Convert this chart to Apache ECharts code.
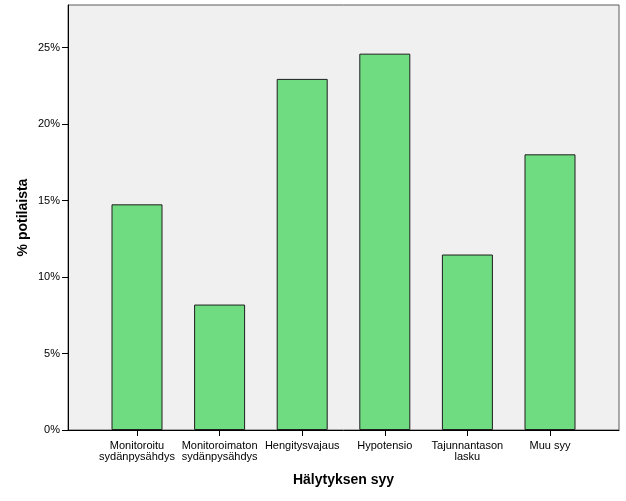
<!DOCTYPE html>
<html>
<head>
<meta charset="utf-8">
<script src="https://cdn.jsdelivr.net/npm/echarts@6/dist/echarts.min.js"></script>
<style>html,body{margin:0;padding:0;background:#fff}#c{width:626px;height:501px}</style>
</head>
<body>
<div id="c"></div>
<script>
const categories = ['Monitoroitu\nsydänpysähdys', 'Monitoroimaton\nsydänpysähdys', 'Hengitysvajaus', 'Hypotensio', 'Tajunnantason\nlasku', 'Muu syy'];
const values = [14.75, 8.2, 22.95, 24.6, 11.47, 18.02];
const yTicks = [0, 5, 10, 15, 20, 25];
const yTitle = '% potilaista';
const xTitle = 'Hälytyksen syy';

const font = 'Liberation Sans, Arial, sans-serif';
const chart = echarts.init(document.getElementById('c'), null, {renderer: 'canvas'});
chart.setOption({
  animation: false,
  backgroundColor: '#ffffff',
  grid: [
    {left: 68, right: 7, top: 5, bottom: 71, show: true, backgroundColor: '#f0f0f0', borderColor: '#5a5a5a', borderWidth: 1},
    {left: 95.7, right: 34.7, top: 5, bottom: 71}
  ],
  xAxis: [
    {gridIndex: 0, type: 'value', min: 0, max: 1, show: true,
      axisLine: {show: true, onZero: false, lineStyle: {color: '#000', width: 1}},
      axisTick: {show: false}, axisLabel: {show: false}, splitLine: {show: false},
      name: xTitle, nameLocation: 'middle', nameGap: 43,
      nameTextStyle: {fontFamily: font, fontSize: 14, fontWeight: 'bold', color: '#000'}},
    {gridIndex: 1, type: 'category', data: categories,
      axisLine: {show: false},
      axisTick: {show: true, alignWithLabel: true, length: 6, lineStyle: {color: '#000'}},
      axisLabel: {fontFamily: font, fontSize: 11, color: '#000', margin: 10, lineHeight: 11, interval: 0}}
  ],
  yAxis: [
    {gridIndex: 0, type: 'value', min: 0, max: 27.78, interval: 5,
      axisLine: {show: true, lineStyle: {color: '#000', width: 1}},
      axisTick: {show: true, length: 6, lineStyle: {color: '#000'}, customValues: yTicks},
      axisLabel: {fontFamily: font, fontSize: 11, color: '#000', margin: 8, customValues: yTicks,
        formatter: v => v + '%'},
      splitLine: {show: false},
      name: yTitle, nameLocation: 'middle', nameGap: 38, nameMoveOverlap: false,
      nameTextStyle: {fontFamily: font, fontSize: 14, fontWeight: 'bold', color: '#000'}},
    {gridIndex: 1, type: 'value', min: 0, max: 27.78, show: false}
  ],
  series: [{
    type: 'bar', xAxisIndex: 1, yAxisIndex: 1, data: values, barWidth: 51,
    itemStyle: {color: '#70dc82', borderColor: '#1e1e1e', borderWidth: 1}
  }]
});
</script>
</body>
</html>
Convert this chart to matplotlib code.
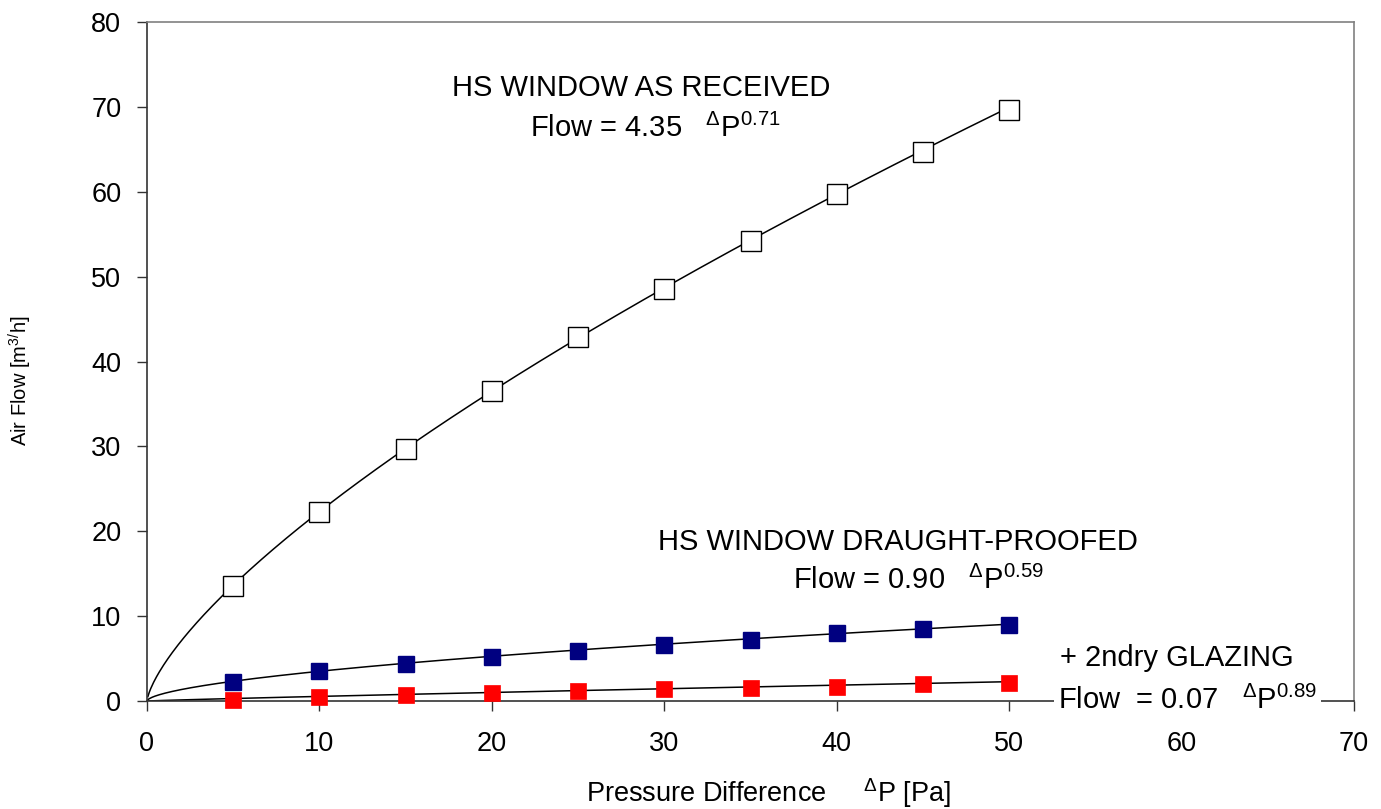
import numpy as np
import matplotlib
matplotlib.use("Agg")
import matplotlib.pyplot as plt

plt.rcParams['font.family'] = ['Liberation Sans', 'DejaVu Sans']
plt.rcParams['mathtext.fontset'] = 'custom'
plt.rcParams['mathtext.rm'] = 'Liberation Sans'
plt.rcParams['mathtext.it'] = 'Liberation Sans'
plt.rcParams['mathtext.bf'] = 'Liberation Sans'

# Data
pressure = [5, 10, 15, 20, 25, 30, 35, 40, 45, 50]
flow_received = [13.6, 22.3, 29.7, 36.5, 42.9, 48.5, 54.2, 59.7, 64.7, 69.6]
flow_draught = [2.2, 3.5, 4.4, 5.2, 5.9, 6.6, 7.2, 8.0, 8.5, 9.0]
flow_glazing = [0.1, 0.5, 0.7, 0.9, 1.2, 1.4, 1.5, 1.7, 2.0, 2.1]

# Fitted power laws shown on the chart: Flow = C * dP^n
fit_received = (4.35, 0.71)
fit_draught = (0.90, 0.59)
fit_glazing = (0.07, 0.89)

xticks = [0, 10, 20, 30, 40, 50, 60, 70]
yticks = [0, 10, 20, 30, 40, 50, 60, 70, 80]

fig = plt.figure(figsize=(13.81, 8.09), dpi=100)
ax = fig.add_axes([147/1381, 1 - 701/809, (1354-147)/1381, (701-22)/809])

dp = np.linspace(0.05, 50, 600)
for C, n in (fit_received, fit_draught, fit_glazing):
    ax.plot(dp, C * dp**n, color='black', lw=1.1, zorder=2)

ax.plot(pressure, flow_received, ls='none', marker='s', ms=14.5, mfc='white',
        mec='black', mew=1.0, zorder=3, clip_on=False)
ax.plot(pressure, flow_draught, ls='none', marker='s', ms=11, mfc='#000080',
        mec='#000080', mew=1.0, zorder=3, clip_on=False)
ax.plot(pressure, flow_glazing, ls='none', marker='s', ms=12, mfc='#FF0000',
        mec='#FF0000', mew=0.5, zorder=3, clip_on=False)

ax.set_xlim(0, 70)
ax.set_ylim(0, 80)
ax.set_xticks(xticks)
ax.set_yticks(yticks)
ax.tick_params(axis='both', direction='out', length=7.5, width=1.0,
               labelsize=19.5, color='#333333')
ax.tick_params(axis='x', pad=14)
ax.tick_params(axis='y', pad=11)

for s in ('top', 'right'):
    ax.spines[s].set_color('#808080')
    ax.spines[s].set_linewidth(1.2)
for s in ('left', 'bottom'):
    ax.spines[s].set_color('#333333')
    ax.spines[s].set_linewidth(1.2)

# annotations (figure pixel coordinates)
def ftext(x, y, s, size=21, ha='left', **kw):
    fig.text(x/1381, 1 - y/809, s, fontsize=size, ha=ha, va='center', **kw)

ftext(641, 88, 'HS WINDOW AS RECEIVED', ha='center')
ftext(530, 128, r'Flow = 4.35   $^{\Delta}$P$^{0.71}$')
ftext(898, 542, 'HS WINDOW DRAUGHT-PROOFED', ha='center')
ftext(793, 580, r'Flow = 0.90   $^{\Delta}$P$^{0.59}$')
ftext(1060, 658, '+ 2ndry GLAZING')
fig.text(1058/1381, 1 - 700/809, r'Flow  = 0.07   $^{\Delta}$P$^{0.89}$', fontsize=21,
         ha='left', va='center',
         bbox=dict(facecolor='white', edgecolor='none', pad=3))

ftext(768, 793, r'Pressure Difference     $^{\Delta}$P [Pa]', size=19.5, ha='center')
fig.text(20/1381, 1 - 381/809, r'Air Flow [m$^{3/}$h]', fontsize=14.5, rotation=90,
         ha='center', va='center')

fig.savefig('out.png', dpi=100)
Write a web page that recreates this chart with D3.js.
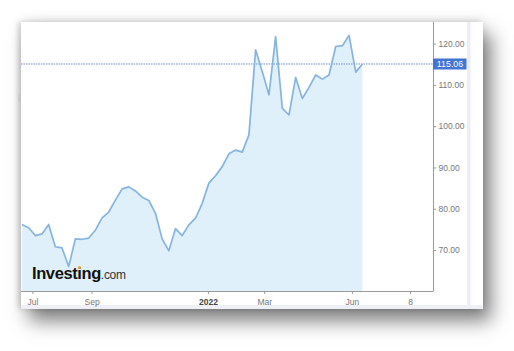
<!DOCTYPE html>
<html>
<head>
<meta charset="utf-8">
<script src="https://cdn.jsdelivr.net/npm/d3@7"></script>
<style>
  html, body { margin: 0; padding: 0; background: #ffffff; width: 514px; height: 351px; overflow: hidden; }
  #panel { position: absolute; left: 21px; top: 22px; width: 462px; height: 287px; background: #fff;
    box-shadow: 8px 12px 18px rgba(0,0,0,0.5), 0 -2px 10px rgba(0,0,0,0.10), -3px 0 5px rgba(0,0,0,0.12); }
  svg { position: absolute; left: 0; top: 0; }
  text { font-family: "Liberation Sans", Arial, sans-serif; }
</style>
</head>
<body>
<div id="panel"></div>
<svg id="chart" width="514" height="351"></svg>
<script>
const dates = ["2021-06-20","2021-06-27","2021-07-04","2021-07-11","2021-07-18","2021-07-25","2021-08-01","2021-08-08","2021-08-15","2021-08-22","2021-08-29","2021-09-05","2021-09-12","2021-09-19","2021-09-26","2021-10-03","2021-10-10","2021-10-17","2021-10-24","2021-10-31","2021-11-07","2021-11-14","2021-11-21","2021-11-28","2021-12-05","2021-12-12","2021-12-19","2021-12-26","2022-01-02","2022-01-09","2022-01-16","2022-01-23","2022-01-30","2022-02-06","2022-02-13","2022-02-20","2022-02-27","2022-03-06","2022-03-13","2022-03-20","2022-03-27","2022-04-03","2022-04-10","2022-04-17","2022-04-24","2022-05-01","2022-05-08","2022-05-15","2022-05-22","2022-05-29","2022-06-05","2022-06-12"];
const prices = [76.2,75.4,73.5,73.9,76.2,70.8,70.5,66.0,72.7,72.6,72.9,74.8,77.8,79.2,82.1,84.8,85.3,84.3,82.8,82.0,78.9,72.7,69.8,75.2,73.5,76.1,77.7,81.3,86.2,88.0,90.2,93.3,94.2,93.7,97.9,118.5,113.2,107.6,121.7,104.3,102.7,111.8,106.7,109.4,112.4,111.4,112.4,119.3,119.5,122.0,113.1,115.06];
const xTickDates = ["2021-07-01","2021-09-01","2022-01-01","2022-03-01","2022-06-01","2022-08-01"];
const xTickLabels = ["Jul","Sep","2022","Mar","Jun","8"];
const yTicks = [70,80,90,100,110,120];
const lastPrice = 115.06;
const logoMain = "Investing";
const logoSuffix = ".com";

const parse = d3.utcParse("%Y-%m-%d");
const data = dates.map((d, i) => ({ date: parse(d), value: prices[i] }));

const pLeft = 21, pRight = 433, pTop = 22, pBottom = 291;
const x = d3.scaleUtc().domain([parse("2021-06-19"), parse("2022-08-25")]).range([pLeft, pRight]);
const y = d3.scaleLinear().domain([60, 120]).range([291.3, 43.6]);

const svg = d3.select("#chart");

// right side light strip and bottom strip
svg.append("rect").attr("x", 467).attr("y", pTop).attr("width", 3.5).attr("height", 287).attr("fill", "#eceef6");
svg.append("rect").attr("x", pLeft).attr("y", 305).attr("width", 462).attr("height", 4).attr("fill", "#eef0f5");
// small left handle
svg.append("rect").attr("x", 18.5).attr("y", 95).attr("width", 2).attr("height", 7).attr("fill", "#c4c4c4");

// area
svg.append("path").datum(data)
  .attr("d", d3.area().x(d => x(d.date)).y0(pBottom).y1(d => y(d.value)))
  .attr("fill", "#e0f0fa");

// last price line
svg.append("line").attr("x1", pLeft).attr("x2", pRight)
  .attr("y1", y(lastPrice)).attr("y2", y(lastPrice))
  .attr("stroke", "#6d8cc8").attr("stroke-width", 1).attr("stroke-dasharray", "1.5,1");

// line
svg.append("path").datum(data)
  .attr("d", d3.line().x(d => x(d.date)).y(d => y(d.value)))
  .attr("fill", "none").attr("stroke", "#86b4e0").attr("stroke-width", 1.7).attr("stroke-linejoin", "round");

// logo
const logo = svg.append("text").attr("x", 32).attr("y", 279)
  .attr("font-size", 16.5).attr("font-weight", "bold").attr("fill", "#111").attr("letter-spacing", "-0.4");
logo.append("tspan").text(logoMain);
logo.append("tspan").attr("font-weight", "normal").attr("font-size", 12).attr("fill", "#333").attr("letter-spacing", "-0.3").text(logoSuffix);
try {
  const node = logo.node();
  const ix = node.getStartPositionOfChar(6).x;
  const iw = node.getSubStringLength(6, 1);
  svg.append("circle").attr("cx", ix + iw / 2).attr("cy", 267.5).attr("r", 1.5).attr("fill", "#f4a41f");
} catch (e) {}

// axes
const xAxis = d3.axisBottom(x)
  .tickValues(xTickDates.map(parse))
  .tickSize(3)
  .tickFormat((d, i) => xTickLabels[i]);
const gx = svg.append("g").attr("transform", `translate(0,${pBottom})`).call(xAxis);
gx.select(".domain").attr("d", `M${pLeft},0.5H${pRight}`).attr("stroke", "#9a9a9a");
gx.selectAll(".tick line").attr("stroke", "#9a9a9a");
gx.selectAll(".tick text").attr("font-size", 8.5).attr("dy", "0.95em")
  .attr("font-family", "Liberation Sans, Arial, sans-serif")
  .attr("font-weight", (d, i) => xTickLabels[i] === "2022" ? "bold" : "normal")
  .attr("fill", (d, i) => xTickLabels[i] === "2022" ? "#444" : "#777");

const yAxis = d3.axisRight(y).tickValues(yTicks).tickSize(3).tickFormat(d3.format(".2f"));
const gy = svg.append("g").attr("transform", `translate(${pRight},0)`).call(yAxis);
gy.select(".domain").attr("d", `M0.5,${pTop}V${pBottom + 0.5}`).attr("stroke", "#9a9a9a");
gy.selectAll(".tick line").attr("stroke", "#9a9a9a");
gy.selectAll(".tick text").attr("fill", "#777").attr("font-size", 8.5).attr("x", 5.5)
  .attr("font-family", "Liberation Sans, Arial, sans-serif");

// price label
svg.append("rect").attr("x", pRight).attr("y", y(lastPrice) - 5.5).attr("width", 33.5).attr("height", 11)
  .attr("fill", "#4274d6");
svg.append("text").attr("x", pRight + 17).attr("y", y(lastPrice)).attr("dy", "0.35em")
  .attr("text-anchor", "middle").attr("font-size", 8.8).attr("fill", "#fff")
  .text(d3.format(".2f")(lastPrice));
</script>
</body>
</html>
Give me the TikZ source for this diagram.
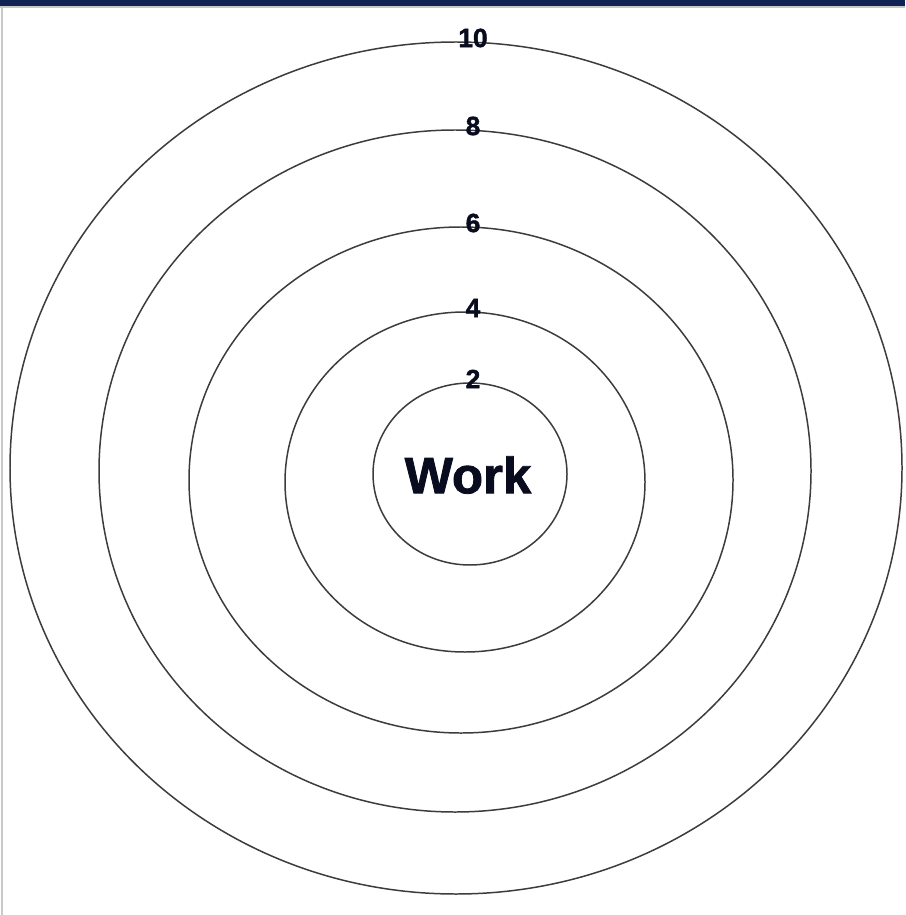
\documentclass[tikz,border=0pt]{standalone}
\usepackage{fontspec}
\setmainfont{Liberation Sans}
\newfontfamily\heavyfont{Liberation Sans}[BoldFeatures={FakeBold=1.6}]
\usetikzlibrary{positioning}
\definecolor{navy}{RGB}{16,34,84}
\definecolor{ink}{RGB}{8,12,30}
\definecolor{ring}{RGB}{60,60,60}
\definecolor{edge}{RGB}{200,200,200}

\begin{document}
\begin{tikzpicture}[x=0.02cm,y=-0.02cm]
    \useasboundingbox (0,0) rectangle (905,915);
    \fill[white] (0,0) rectangle (905,915);
    % frame
    \fill[navy] (0,0) rectangle (905,6);
    \fill[edge] (0,6) rectangle (905,8);
    \fill[edge] (1,8) rectangle (3,915);
    % rings, inner to outer
    \foreach \n/\cx/\cy/\rx/\ry [count=\i] in {
      2/470/474/97/91,
      4/465/482/180/170,
      6/461/480/272/253,
      8/455/471/356/341,
      10/456/468/446/426}
    {
      \draw[ring,line width=0.85pt] (\cx,\cy) ellipse [x radius=\rx,y radius=\ry];
      \pgfmathsetmacro{\ty}{\cy-\ry}
      \node[font=\heavyfont\fontsize{15}{15}\selectfont\bfseries,text=ink,inner sep=0pt] (lbl\i) at (473,\ty-4) {\n};
    }
    \node[font=\heavyfont\fontsize{29}{29}\selectfont\bfseries,text=ink,inner sep=0pt] (work) at (468,475) {Work};
  \end{tikzpicture}
\end{document}
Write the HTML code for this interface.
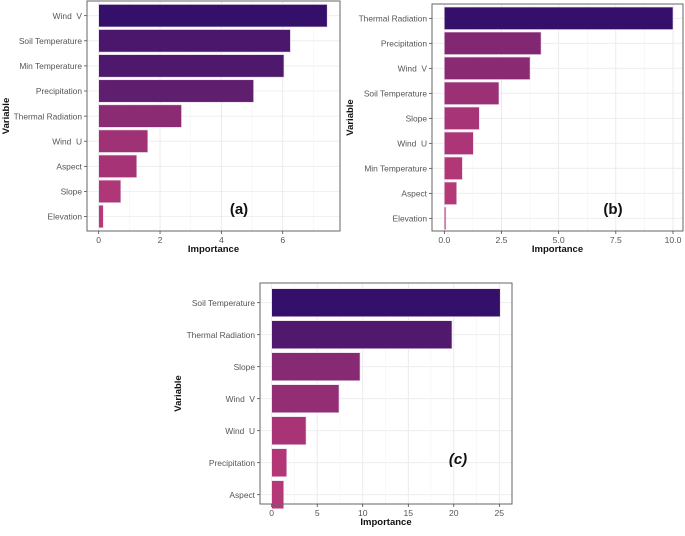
<!DOCTYPE html>
<html><head><meta charset="utf-8">
<style>
body{margin:0;background:#fff;width:685px;height:536px;overflow:hidden;}
svg{display:block;font-family:"Liberation Sans",sans-serif;}
</style></head>
<body>
<svg id="fig" width="685" height="536"></svg>
<script>
// Panel (a)
const catsA = ["Wind\u00a0 V","Soil Temperature","Min Temperature","Precipitation","Thermal Radiation","Wind\u00a0 U","Aspect","Slope","Elevation"];
const valsA = [7.45,6.25,6.04,5.05,2.7,1.6,1.24,0.72,0.15];
const ticksA = [0,2,4,6];
// Panel (b)
const catsB = ["Thermal Radiation","Precipitation","Wind\u00a0 V","Soil Temperature","Slope","Wind\u00a0 U","Min Temperature","Aspect","Elevation"];
const valsB = [10.0,4.23,3.75,2.39,1.53,1.27,0.79,0.54,0.07];
const ticksB = [0,2.5,5,7.5,10];
const tickLabelsB = ["0.0","2.5","5.0","7.5","10.0"];
// Panel (c)
const catsC = ["Soil Temperature","Thermal Radiation","Slope","Wind\u00a0 V","Wind\u00a0 U","Precipitation","Aspect"];
const valsC = [25.1,19.8,9.7,7.39,3.77,1.65,1.32];
const ticksC = [0,5,10,15,20,25];

const NS="http://www.w3.org/2000/svg";
const svg=document.getElementById('fig');
function el(tag,attrs,parent){const e=document.createElementNS(NS,tag);for(const k in attrs)e.setAttribute(k,attrs[k]);(parent||svg).appendChild(e);return e;}
function lerp(a,b,t){return Math.round(a+(b-a)*t);}
function col(t){
  const d=[0x34,0x10,0x6a],p=[0xbc,0x3a,0x78];
  return `rgb(${lerp(p[0],d[0],t)},${lerp(p[1],d[1],t)},${lerp(p[2],d[2],t)})`;}

function panel(o){
  const g=el('g',{});
  
  
  const x=v=>o.x0+(v-0)*o.ppu;
  const y=i=>o.yc0+i*o.step;
  const half=(o.ticks[1]-o.ticks[0])/2;
  for(let k=-1; ; k++){
    const v=k*half;
    if(x(v)>=o.right)break;
    if(x(v)<=o.left)continue;
    const major=(k%2===0);
    const gl=el('line',{x1:x(v),x2:x(v),y1:o.top,y2:o.bottom,stroke:major?'#e6e6e6':'#f2f2f2','stroke-width':major?0.8:0.5},g);
    
    
  }
  o.cats.forEach((c,i)=>{
    const hl=el('line',{x1:o.left,x2:o.right,y1:y(i),y2:y(i),stroke:'#ebebeb','stroke-width':0.8},g);
    
    
  });
  const vmax=Math.max(...o.vals);
  o.cats.forEach((c,i)=>{
    const v=o.vals[i];
    const r=el('rect',{x:x(0),y:y(i)-o.bh/2,width:x(v)-x(0),height:o.bh,fill:col(v/vmax),stroke:'#e8d8e8','stroke-width':0.6},g);
    
    
    const t=el('text',{x:o.left-5,y:y(i)+3.2,'text-anchor':'end','font-size':8.4,fill:'#555'},g);
    t.textContent=c;
    
    
    el('line',{x1:o.left-3,x2:o.left,y1:y(i),y2:y(i),stroke:'#333','stroke-width':0.7},g);
  });
  const f=el('rect',{x:o.left,y:o.top,width:o.right-o.left,height:o.bottom-o.top,fill:'none',stroke:'#666','stroke-width':1},g);
  
  
  o.ticks.forEach((v,i)=>{
    el('line',{x1:x(v),x2:x(v),y1:o.bottom,y2:o.bottom+3,stroke:'#333','stroke-width':0.7},g);
    const t=el('text',{x:x(v),y:o.bottom+12,'text-anchor':'middle','font-size':8.6,fill:'#555'},g);
    t.textContent=o.tickLabels?o.tickLabels[i]:v;
    
    
  });
  const xt=el('text',{x:(o.left+o.right)/2,y:o.bottom+21,'text-anchor':'middle','font-size':9.5,'font-weight':'bold',fill:'#111'},g);
  xt.textContent='Importance';
  
  
  const yt=el('text',{x:o.yx,y:(o.top+o.bottom)/2,'text-anchor':'middle','font-size':9.5,'font-weight':'bold',fill:'#111',transform:`rotate(-90 ${o.yx} ${(o.top+o.bottom)/2})`},g);
  yt.textContent='Variable';
  
  
  const pl=el('text',{x:o.lx,y:o.ly,'text-anchor':'middle','font-size':15,'font-weight':'bold',fill:'#111',"font-style":o.italic?'italic':'normal'},g);
  pl.textContent=o.label;
  
  
}

panel({name:'panel-a',cats:catsA,vals:valsA,ticks:ticksA,left:87,right:340,top:1,bottom:231,x0:98.7,ppu:30.67,yc0:15.7,step:25.1,bh:22.5,yx:9,label:'(a)',lx:239,ly:214});
panel({name:'panel-b',cats:catsB,vals:valsB,ticks:ticksB,tickLabels:tickLabelsB,left:432,right:683,top:4,bottom:231,x0:444.3,ppu:22.87,yc0:18.3,step:25,bh:22.5,yx:353,label:'(b)',lx:613,ly:214});
panel({name:'panel-c',cats:catsC,vals:valsC,ticks:ticksC,left:260,right:512,top:283,bottom:504,x0:271.7,ppu:9.105,yc0:302.7,step:32,bh:28,yx:181,label:'(c)',lx:458,ly:464,italic:true});
</script>
</body></html>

■ ■ ■ ■ ■ ■ ■

**TASK DESCRIPTION**:
Nothing but the lines from the one containing "Convert this chart to matplotlib code." through the one containing "ax.plot(dp, C *" should be written out, exactly and with both ends. Pictures are left out.

**FINAL RESULT**:
Convert this chart to matplotlib code.
import numpy as np
import matplotlib
matplotlib.use("Agg")
import matplotlib.pyplot as plt

plt.rcParams['font.family'] = ['Liberation Sans', 'DejaVu Sans']
plt.rcParams['mathtext.fontset'] = 'custom'
plt.rcParams['mathtext.rm'] = 'Liberation Sans'
plt.rcParams['mathtext.it'] = 'Liberation Sans'
plt.rcParams['mathtext.bf'] = 'Liberation Sans'

# Data
pressure = [5, 10, 15, 20, 25, 30, 35, 40, 45, 50]
flow_received = [13.6, 22.3, 29.7, 36.5, 42.9, 48.5, 54.2, 59.7, 64.7, 69.6]
flow_draught = [2.2, 3.5, 4.4, 5.2, 5.9, 6.6, 7.2, 8.0, 8.5, 9.0]
flow_glazing = [0.1, 0.5, 0.7, 0.9, 1.2, 1.4, 1.5, 1.7, 2.0, 2.1]

# Fitted power laws shown on the chart: Flow = C * dP^n
fit_received = (4.35, 0.71)
fit_draught = (0.90, 0.59)
fit_glazing = (0.07, 0.89)

xticks = [0, 10, 20, 30, 40, 50, 60, 70]
yticks = [0, 10, 20, 30, 40, 50, 60, 70, 80]

fig = plt.figure(figsize=(13.81, 8.09), dpi=100)
ax = fig.add_axes([147/1381, 1 - 701/809, (1354-147)/1381, (701-22)/809])

dp = np.linspace(0.05, 50, 600)
for C, n in (fit_received, fit_draught, fit_glazing):
    ax.plot(dp, C * dp**n, color='black', lw=1.1, zorder=2)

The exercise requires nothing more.